Quarterback Kevin Kolb talks to his offensive linemen during one of the Cards' preseason games.

Absent an offseason, Kevin Kolb had to learn more than how to squeeze the ball into a tightly covered Larry Fitzgerald or the Cardinals’ language on what to call a skinny post.

Among players he didn’t know, he had to step into the most important position on the team and become the leader the spot demands.

The quarterback seemingly didn’t need long.

“In three days, you can figure out what a guy is about,” Kolb said.

When the Cardinals host the Panthers Sunday, both teams are breaking in new QBs, although at vastly different points in their career. Cam Newton is a rookie, and Carolina’s offensive centerpiece is still trying to learn the game. How much his  veteran teammates can look to him – to trust him – remains to be seen.

Kolb, however, has been in the NFL since 2007. He has started a handful of games, and in a league driven by money, he also has the backing of a long-term multi-million dollar contract to help lay a foundation of stability. His personality doesn’t hurt either, a laid-back sort who turns on competitively when on the field.

“You don’t just fall in line behind him,” guard Rex Hadnot said. “It takes some earning guys trust. It is also about the other guys being open-minded and receptive to what is going on. That is what both sides here in Arizona have done and done well. Kevin has come in and led by example and inserted himself, and everyone has accepted and respects him.”

Former teammates in Philadelphia lauded Kolb after he was traded, insisting he would be a success in Arizona. Those kind of comments don’t just come for everyone who moves on.

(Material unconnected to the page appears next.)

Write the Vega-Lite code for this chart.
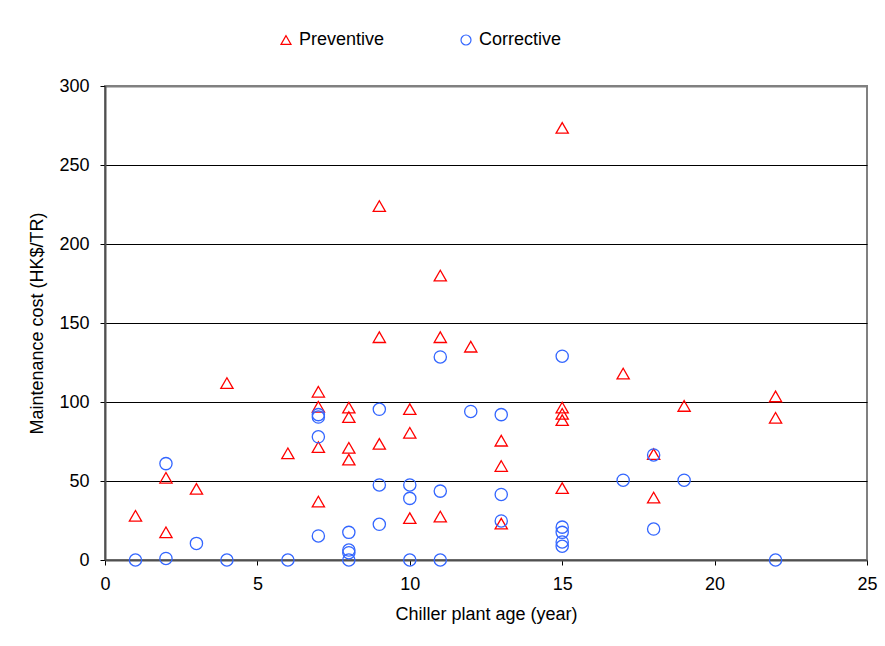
{
  "$schema": "https://vega.github.io/schema/vega-lite/v6.json",
  "width": 762,
  "height": 474,
  "autosize": {"type": "none"},
  "padding": {"left": 105, "top": 86, "right": 18, "bottom": 86},
  "background": "white",
  "config": {
    "font": "Liberation Sans",
    "view": {"stroke": "#808080", "strokeWidth": 2},
    "axis": {
      "labelFont": "Liberation Sans",
      "titleFont": "Liberation Sans",
      "labelFontSize": 18,
      "titleFontSize": 18,
      "labelColor": "black",
      "titleColor": "black",
      "titleFontWeight": "normal",
      "tickColor": "black",
      "tickSize": 5,
      "domainColor": "#505050",
      "domainWidth": 2,
      "labelFlush": false
    },
    "legend": {
      "orient": "none",
      "direction": "horizontal",
      "legendX": 172,
      "legendY": -55,
      "labelFont": "Liberation Sans",
      "labelFontSize": 18,
      "labelColor": "black",
      "symbolSize": 100,
      "symbolStrokeWidth": 1.2,
      "columnPadding": 72,
      "labelOffset": 4,
      "title": null
    }
  },
  "data": {
    "values": [
      {"age": 1, "cost": 28, "type": "Preventive"},
      {"age": 2, "cost": 52, "type": "Preventive"},
      {"age": 2, "cost": 17.5, "type": "Preventive"},
      {"age": 3, "cost": 45, "type": "Preventive"},
      {"age": 4, "cost": 112, "type": "Preventive"},
      {"age": 6, "cost": 67.5, "type": "Preventive"},
      {"age": 7, "cost": 106.5, "type": "Preventive"},
      {"age": 7, "cost": 97, "type": "Preventive"},
      {"age": 7, "cost": 71.5, "type": "Preventive"},
      {"age": 7, "cost": 37, "type": "Preventive"},
      {"age": 8, "cost": 96.5, "type": "Preventive"},
      {"age": 8, "cost": 90.5, "type": "Preventive"},
      {"age": 8, "cost": 71, "type": "Preventive"},
      {"age": 8, "cost": 63.5, "type": "Preventive"},
      {"age": 9, "cost": 224, "type": "Preventive"},
      {"age": 9, "cost": 141, "type": "Preventive"},
      {"age": 9, "cost": 73.5, "type": "Preventive"},
      {"age": 10, "cost": 95.5, "type": "Preventive"},
      {"age": 10, "cost": 80.5, "type": "Preventive"},
      {"age": 10, "cost": 26.5, "type": "Preventive"},
      {"age": 11, "cost": 180, "type": "Preventive"},
      {"age": 11, "cost": 141, "type": "Preventive"},
      {"age": 11, "cost": 27.5, "type": "Preventive"},
      {"age": 12, "cost": 135, "type": "Preventive"},
      {"age": 13, "cost": 75.5, "type": "Preventive"},
      {"age": 13, "cost": 59.5, "type": "Preventive"},
      {"age": 13, "cost": 23, "type": "Preventive"},
      {"age": 15, "cost": 273.5, "type": "Preventive"},
      {"age": 15, "cost": 96.5, "type": "Preventive"},
      {"age": 15, "cost": 92.5, "type": "Preventive"},
      {"age": 15, "cost": 88.5, "type": "Preventive"},
      {"age": 15, "cost": 45.5, "type": "Preventive"},
      {"age": 17, "cost": 118, "type": "Preventive"},
      {"age": 18, "cost": 67, "type": "Preventive"},
      {"age": 18, "cost": 39.5, "type": "Preventive"},
      {"age": 19, "cost": 97.5, "type": "Preventive"},
      {"age": 22, "cost": 103.5, "type": "Preventive"},
      {"age": 22, "cost": 90, "type": "Preventive"},
      {"age": 1, "cost": 0, "type": "Corrective"},
      {"age": 2, "cost": 61, "type": "Corrective"},
      {"age": 2, "cost": 1, "type": "Corrective"},
      {"age": 3, "cost": 10.5, "type": "Corrective"},
      {"age": 4, "cost": 0, "type": "Corrective"},
      {"age": 6, "cost": 0, "type": "Corrective"},
      {"age": 7, "cost": 92, "type": "Corrective"},
      {"age": 7, "cost": 90.5, "type": "Corrective"},
      {"age": 7, "cost": 78, "type": "Corrective"},
      {"age": 7, "cost": 15.2, "type": "Corrective"},
      {"age": 8, "cost": 17.5, "type": "Corrective"},
      {"age": 8, "cost": 6.3, "type": "Corrective"},
      {"age": 8, "cost": 4.6, "type": "Corrective"},
      {"age": 8, "cost": 0, "type": "Corrective"},
      {"age": 9, "cost": 95.4, "type": "Corrective"},
      {"age": 9, "cost": 47.5, "type": "Corrective"},
      {"age": 9, "cost": 22.6, "type": "Corrective"},
      {"age": 10, "cost": 47.5, "type": "Corrective"},
      {"age": 10, "cost": 39, "type": "Corrective"},
      {"age": 10, "cost": 0, "type": "Corrective"},
      {"age": 11, "cost": 128.5, "type": "Corrective"},
      {"age": 11, "cost": 43.6, "type": "Corrective"},
      {"age": 11, "cost": 0, "type": "Corrective"},
      {"age": 12, "cost": 94, "type": "Corrective"},
      {"age": 13, "cost": 92, "type": "Corrective"},
      {"age": 13, "cost": 41.5, "type": "Corrective"},
      {"age": 13, "cost": 24.7, "type": "Corrective"},
      {"age": 15, "cost": 129, "type": "Corrective"},
      {"age": 15, "cost": 20.8, "type": "Corrective"},
      {"age": 15, "cost": 17.5, "type": "Corrective"},
      {"age": 15, "cost": 11.4, "type": "Corrective"},
      {"age": 15, "cost": 8.7, "type": "Corrective"},
      {"age": 17, "cost": 50.5, "type": "Corrective"},
      {"age": 18, "cost": 66.5, "type": "Corrective"},
      {"age": 18, "cost": 19.6, "type": "Corrective"},
      {"age": 19, "cost": 50.5, "type": "Corrective"},
      {"age": 22, "cost": 0, "type": "Corrective"}
    ]
  },
  "mark": {"type": "point", "filled": false, "strokeWidth": 1.3, "opacity": 1},
  "encoding": {
    "x": {
      "field": "age",
      "type": "quantitative",
      "title": "Chiller plant age (year)",
      "scale": {"domain": [0, 25], "nice": false, "zero": true},
      "axis": {
        "values": [0, 5, 10, 15, 20, 25],
        "grid": false,
        "labelPadding": 10,
        "titlePadding": 12,
        "format": "d"
      }
    },
    "y": {
      "field": "cost",
      "type": "quantitative",
      "title": "Maintenance cost (HK$/TR)",
      "scale": {"domain": [0, 300], "nice": false},
      "axis": {
        "values": [0, 50, 100, 150, 200, 250, 300],
        "grid": true,
        "gridColor": {"condition": {"test": "datum.value === 300 || datum.value === 0", "value": "#808080"}, "value": "black"},
        "gridWidth": {"condition": {"test": "datum.value === 300", "value": 2}, "value": 1},
        "gridOpacity": 1,
        "labelPadding": 11,
        "titlePadding": 12,
        "format": "d"
      }
    },
    "shape": {
      "field": "type",
      "type": "nominal",
      "scale": {"domain": ["Preventive", "Corrective"], "range": ["triangle-up", "circle"]}
    },
    "color": {
      "field": "type",
      "type": "nominal",
      "scale": {"domain": ["Preventive", "Corrective"], "range": ["#ff0000", "#3366ff"]}
    },
    "size": {"value": 150}
  }
}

“I don’t think I had to prove myself to these guys,” Kolb said. “I think they have heard enough and hopefully I have proved it during training camp.

“Look, it’s not just me being a leader. Our whole group is a bunch of leaders, and that’s how I think it has to be.”

That played itself out in the locker room this week, when it was wide receiver Larry Fitzgerald and center Lyle Sendlein who were chosen again as offensive captains, rather than Kolb, a newcomer. Inevitably, the quarterback ends up with the leadership spotlight.

It’s one of the reasons there is always trepidation when a rookie takes over, like the Panthers must now deal with Newton. Carolina coach Ron Rivera said Newton has been able to walk the line both being respectful of the veterans on offense and yet still take charge.

Newton is still getting used to the change. He had to quickly become the leader at Auburn (he started just one year) but that was easier because “it wasn’t hard to prove to people that are your so-called peers that you can play,” Newton said. “You’re talking about grown men now.”

“Being a quarterback demands leadership, but at the same time, you can’t just expect things to come into your hands,” Newton said. “You have to hold yourself accountable for a lot of things.”

Newton can’t lean much on performance. Not yet. Kolb has had a solid preseason and performed well in practice, and that automatically earns him something with teammates. With all the talk of Kolb potentially coming to Arizona in the offseason, there was time for veterans to do some reconnaissance.

Once Kolb arrived at training camp, however, he meshed well – like he had been a Cardinal a long time.

“It’s just natural,” Fitzgerald said. “Kevin has gravitated to the leadership role, he is assertive and demanding in the huddle and even in the meeting rooms. It comes with the quarterback position. It falls on him. The success of the offense depends on him so we have to be looking to him.”